The group of men landed on a deserted island in Key West where they spent three days before the Coast Guard found them. The Coast Guard called Castillo, who arranged to pick him up.
She was elated, but the couple had no money and spoke little English. Except for an occasional ballet lesson, they had to give up dancing for a year-and-a-half to find work. The couple worked nine hours a day at a supermarket, where Martinez was a butcher and Castillo worked in the bakery. In their spare time they took English classes.
Then their fortunes began to change. They connected with Vladimir Issaev, former ballet master of Ballet Nacional de Caracas, and were able to begin performing with a couple of small companies. One day, a representative from Houston Ballet saw them at Issaev's studio and helped them to find openings at Columbia Classical Ballet in South Carolina.
"We worked so hard in that little company to get in shape," Castillo says with a passionate sincerity.
They bought a car and targeted ballet companies in Cincinnati, Louisville and Pittsburgh for auditions. There would be 100 dancers at the first two and the couple left empty-handed.

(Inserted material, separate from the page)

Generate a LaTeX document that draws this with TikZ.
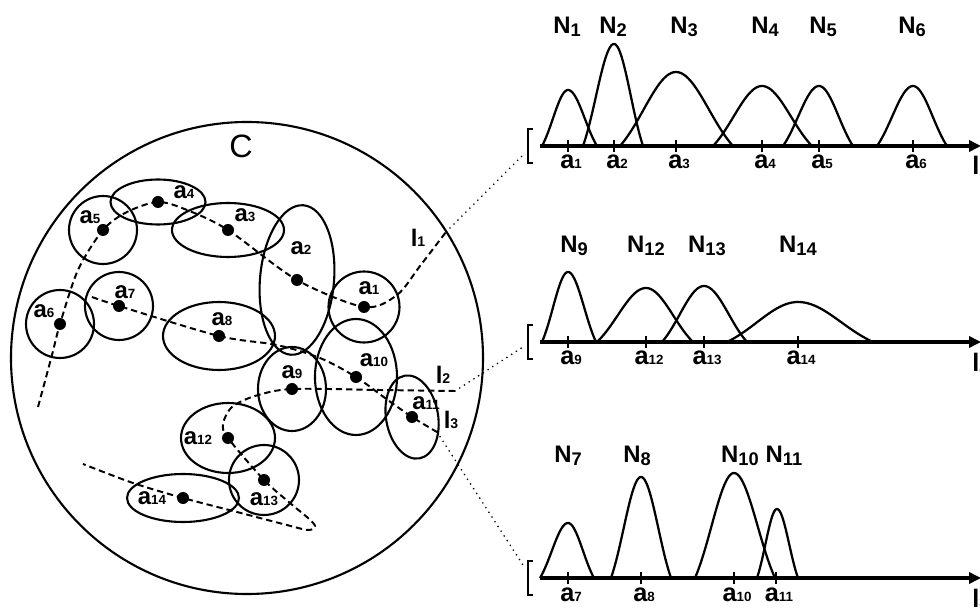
\documentclass[tikz,border=0pt]{standalone}
\usepackage{fontspec}
\setsansfont{Liberation Sans}
\usetikzlibrary{arrows.meta}
\tikzset{
  every picture/.style={font=\sffamily\bfseries},
  rim/.style={line width=1.5pt},
  blob/.style={line width=1.5pt},
  spot/.style={circle, fill=black, inner sep=0pt, minimum size=3mm},
  track/.style={line width=1.4pt, dash pattern=on 4.5pt off 2.8pt},
  link/.style={line width=1.3pt, line cap=round, dash pattern=on 0pt off 4pt},
  hump/.style={line width=1.6pt},
  lineaxis/.style={line width=2.2pt, -{Triangle[length=3mm, width=2.8mm]}},
  tickmark/.style={line width=1.8pt},
  brk/.style={line width=1.7pt},
  lbl/.style={font=\sffamily\bfseries\fontsize{17}{18}\selectfont, inner sep=0pt},
  nlab/.style={font=\sffamily\bfseries\fontsize{17}{18}\selectfont, inner sep=0pt, anchor=base},
  tlab/.style={font=\sffamily\bfseries\fontsize{18}{19}\selectfont, inner sep=0pt, anchor=base},
}
\newcommand{\asub}[1]{a{\fontsize{9.5}{9.5}\selectfont #1}}
\newcommand{\nsub}[1]{N\raisebox{-1.5pt}{\fontsize{13}{13}\selectfont #1}}
\newcommand{\lsub}[1]{l{\fontsize{10}{10}\selectfont #1}}
% one bell, left foot / peak / right foot / height
\newcommand{\bump}[4]{\draw[hump] plot[domain=#1:#2, samples=24, variable=\t] (\t, {#4*gb((\t-#2)/(#2-#1))})
  -- plot[domain=#2:#3, samples=24, variable=\t] (\t, {#4*gb((\t-#2)/(#3-#2))});}

\begin{document}
\begin{tikzpicture}[x=0.025cm, y=-0.025cm, declare function={gb(\u)=(exp(-1.5*\u*\u)-0.2231)/0.7769;}]
  \useasboundingbox (0,0) rectangle (980,609);
  % the cell C
  \draw[rim] (247,358) circle [radius=236];
  \node[font=\sffamily\fontsize{23}{23}\selectfont] (C) at (241,146) {C};
  \foreach \n/\px/\py in {1/364/307, 2/297/280, 3/228/230, 4/158/202, 5/103/230, 6/60/324, 7/119/306,
      8/219/336, 9/292/389, 10/356/377, 11/412/417, 12/228/438, 13/264/480, 14/183/498}
    \coordinate (p\n) at (\px,\py);
  \foreach \n/\rx/\ry/\r in {1/35.5/35.5/0, 2/37/75/-5, 3/56/27/0, 4/47.5/22.5/0, 5/34/34/0, 6/34/34/0,
      7/34/34/0, 8/56/34/0, 9/34/42/0, 10/41/58/0, 11/26/42/10, 12/47/35/0, 13/35/35/0, 14/56/24/0}
    \draw[blob, rotate around={\r:(p\n)}] (p\n) ellipse [x radius=\rx, y radius=\ry];
  % the three lines
  \draw[track] plot[smooth] coordinates {(38,407) (52,355) (p6) (78,270) (p5) (127,212) (p4) (187,210)
      (p3) (p2) (p1) (397,295) (420,266) (446,232)};
  \draw[track] plot[smooth] coordinates {(455,391) (380,390) (p9) (255,396) (232,407) (223,424) (p12)
      (p13) (290,503) (308,518) (315,526) (308,530) (283,524) (237,512) (p14) (133,483) (83,464)};
  \draw[track] plot[smooth] coordinates {(92,297) (p7) (p8) (277,345) (320,358) (p10) (385,398) (p11) (437,432)};
  \coordinate (x1) at (446,232);
  \coordinate (x2) at (455,391);
  \coordinate (x3) at (437,432);
  \foreach \n in {1,...,14} \node[spot] (d\n) at (p\n) {};
  \foreach \n/\lx/\ly in {1/369/288, 2/301/248, 3/245/215, 4/184/192, 5/90/217, 6/44/311, 7/125/292,
      8/222/319, 9/292/372, 10/374/360, 11/426/403, 12/198/438, 13/264/499, 14/152/498}
    \node[lbl] (t\n) at (\lx,\ly) {\asub{\n}};
  \node[lbl] (l1) at (418,238) {\lsub{1}};
  \node[lbl] (l2) at (443,375) {\lsub{2}};
  \node[lbl] (l3) at (451,420) {\lsub{3}};
  % profile along l1
  \begin{scope}[shift={(0,146)}, y=0.025cm]
    \draw[brk] (533,17) -- (528,17) -- (528,-17) -- (533,-17);
    \coordinate (b1) at (523,-9);
    \coordinate (o1) at (540,0);
    \coordinate (e1) at (981,0);
    \draw[lineaxis] (o1) -- (e1);
    \node[tlab, anchor=base west] (ax1) at (972,-29) {\lsub{1}};
    \foreach \c/\k in {568/1, 614/2, 676/3, 762/4, 819/5, 913/6}{
      \draw[tickmark] (\c,-6) -- (\c,6);
      \node[tlab] (q\k) at (\c+3,-23) {\asub{\k}};
    }
    \bump{542}{568}{597}{56}
    \bump{583}{614}{643}{102}
    \bump{620}{676}{733}{74}
    \bump{713}{762}{812}{60}
    \bump{783}{819}{853}{60}
    \bump{877}{913}{947}{60}
    \foreach \c/\k in {567/1, 613/2, 684/3, 765/4, 823/5, 912/6}
      \node[nlab] (n\k) at (\c,112) {\nsub{\k}};
  \end{scope}
  % profile along l2
  \begin{scope}[shift={(0,342)}, y=0.025cm]
    \draw[brk] (533,17) -- (528,17) -- (528,-17) -- (533,-17);
    \coordinate (b2) at (523,-5);
    \coordinate (o2) at (540,0);
    \coordinate (e2) at (981,0);
    \draw[lineaxis] (o2) -- (e2);
    \node[tlab, anchor=base west] (ax2) at (972,-30) {\lsub{2}};
    \foreach \c/\k in {568/9, 646/12, 704/13, 798/14}{
      \draw[tickmark] (\c,-6) -- (\c,6);
      \node[tlab] (q\k) at (\c+3,-23) {\asub{\k}};
    }
    \bump{542}{568}{596}{70}
    \bump{597}{646}{693}{54}
    \bump{662}{704}{747}{56}
    \bump{727}{798}{873}{40}
    \foreach \c/\k in {574/9, 646/12, 707/13, 798/14}
      \node[nlab] (n\k) at (\c,89) {\nsub{\k}};
  \end{scope}
  % profile along l3
  \begin{scope}[shift={(0,578)}, y=0.025cm]
    \draw[brk] (533,17) -- (528,17) -- (528,-17) -- (533,-17);
    \coordinate (b3) at (523,13);
    \coordinate (o3) at (540,0);
    \coordinate (e3) at (981,0);
    \draw[lineaxis] (o3) -- (e3);
    \node[tlab, anchor=base west] (ax3) at (972,-29) {\lsub{3}};
    \foreach \c/\k in {568/7, 641/8, 734/10, 776/11}{
      \draw[tickmark] (\c,-6) -- (\c,6);
      \node[tlab] (q\k) at (\c+3,-23) {\asub{\k}};
    }
    \bump{540}{568}{594}{55}
    \bump{611}{641}{671}{101}
    \bump{695}{734}{775}{105}
    \bump{757}{777}{798}{69}
    \foreach \c/\k in {568/7, 637/8, 740/10, 784/11}
      \node[nlab] (n\k) at (\c,115) {\nsub{\k}};
  \end{scope}
  % dotted links out of the cell
  \draw[link] (x1) -- (b1);
  \draw[link] (x2) -- (b2);
  \draw[link] (x3) -- (b3);
\end{tikzpicture}
\end{document}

PBT's Terrence Orr offered an audition at a company class.
Though they were exhausted from working the day before and from the drive, Orr offered them a contract, then sent them to a hotel to get some much-needed rest.
Now settled on Mount Washington, Castillo and Martinez are very happy in Pittsburgh, where the hills and rivers remind Martinez of his hometown of Matanzas. Castillo happily notes, "Pittsburgh was the last one and the best."
The other three newcomers got here in circuitous fashion, also, although their journeys were not as long.
On the surface, apprentice Amanda Cochrane was right in place to enter the company; the petite blonde had trained at PBT's grad school for two years. But her trip here was roundabout.
Originally from Spokane, Wash., she "got serious" about ballet at age 14. That year, she participated in a summer dance program in Poughkeepsie, N.Y. Then she moved to New York (American Ballet Theatre) and Salt Lake City (Ballet West).
Cochrane met PBT school director Dennis Marshall at her hometown school and was impressed with his "positive attitude." Since arriving in Pittsburgh, she has enjoyed performing in the corps de ballet for "The Nutcracker," "Don Quixote" and "Romeo et Juliette," among others.
When Cochrane is not dancing, she accompanies student classes at PBT. She is a proficient pianist with a full electronic keyboard in her Cork Factory apartment.
Dark-haired Caitlin Peabody comes from Londenderry, N.H. She, too, has done a fair amount of traveling in her young life. After attending a Boston Ballet summer program, she joined the school, commuting 45 minutes each way for four years.
Upon graduation, Peabody became a trainee and then joined Boston Ballet II for a couple of years. Peabody heard about PBT from Bonnie Mathis, director of the company, and decided to audition.
She "felt comfortable right away" with the company, particularly given the fact that fellow Boston Ballet II alumnae Alejandro Diaz and Luca Sbrizzi are members.
Pittsburgh is taking a little longer, although the avid cook of "anything Italian" and "20 different versions of a burger" has an apartment in Friendship near Diaz and Sbrizzi.
"In Boston I could just walk out the front door and go anywhere," Peabody explains. "Here you have to plan, drive and park."
Driving is also an issue for Hiroyuki Nagasawara, who walks to PBT's Strip District studio from Polish Hill, a trip that takes 25 minutes each way. The young Japanese dancer began studying at his mother's school in Tokyo at age 11. By age 15, he was attending classes at the Australian Ballet and received a certificate for outstanding work. After graduation, he decided that he "wanted to dance in America," preferring the American style over European ballet.
He sent out videos and, when Orr responded, flew to Pittsburgh to audition. Already Nagasawara "feels freer in this company" compared to his student days in Australia.
"We had to make the same line there. Here it's not restrictive -- they respect individual dancers."
Although he understandably hasn't seen much of the city, Nagasawara already likes the rivers and bridges. And a bicycle is at the top of his future purchases.